@Article{ barnettburkett2001,
    author = {Jim Barnett and H. Clark Burkett},
    title = {The Forks of the Road Slave Market at Natchez},
    journal = {Journal of Mississippi History},
    volume = 63,
    number = 3,
    month = {Fall},
    pages = {169--187},
    year = 2001,

p. 170: Forks of the Road market located “at the busy intersection of Liberty Road and Washington Road about one mile east of downtown Natchez”; Liberty Road a.k.a. “Old Courthouse Road” or “Second Creek Road.”

p. 171: appears in maps as early as 1808, but expands dramatically after 1823.

Quotes extensively from Ingraham account in p. 172-177, provides detailed description of what the market may have looked like.

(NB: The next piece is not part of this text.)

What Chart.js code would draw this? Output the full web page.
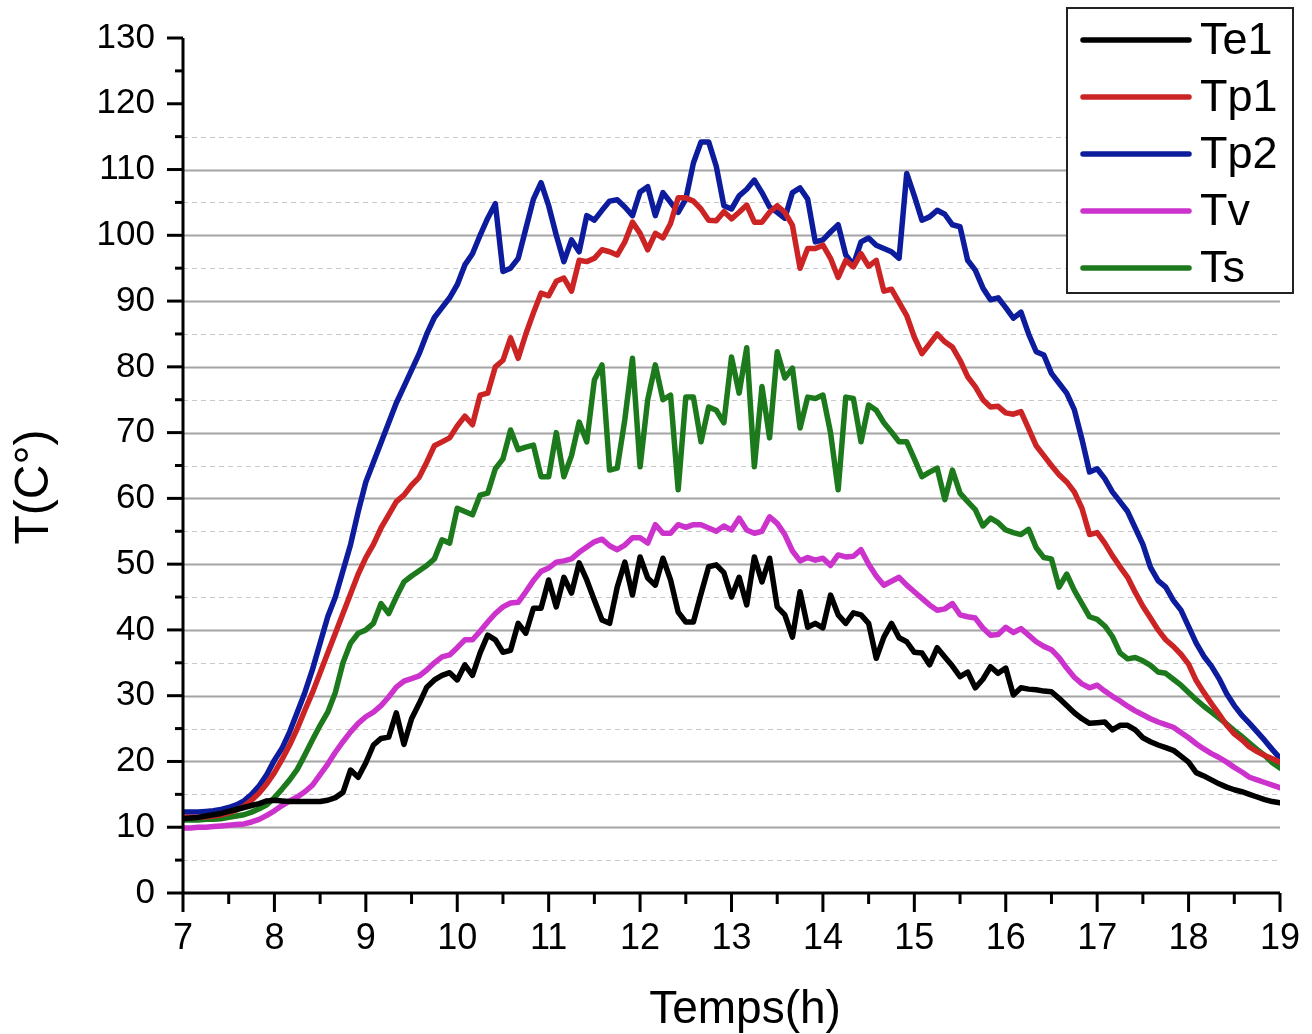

p. 178: Mentions the 1833 city ordinance requiring interstate traders to keep slaves outside city limits, which benefited business at Forks

p. 180: Also discusses some evidence that “character certificates” were offered (and sometimes required) as documentation for “imported slaves” from out of the state, housed in Adams County Record Book, at the Adams County Chancery Clerk’s Office.

p. 181-182: Discusses coffles from Virginia to Natchez run regularly by traders named Franklin and Armfield, as well as shift to steamship transportation

p. 184-185: Griffin and Pullum mentioned as advertising that they had a lease at the Forks “for a term of years”

p. 185:

In January 1853 the Forks of the Road intersection was especially busy, with James and Griffin & Pullum sharing market space with another longtime interstate slave trader, R. H. Elam. Business at the market continued to boom during the 1850s.

p. 186: the market later became the site of a “contraband camp” during the Civil War, and is shown in an 1864 Civil War map.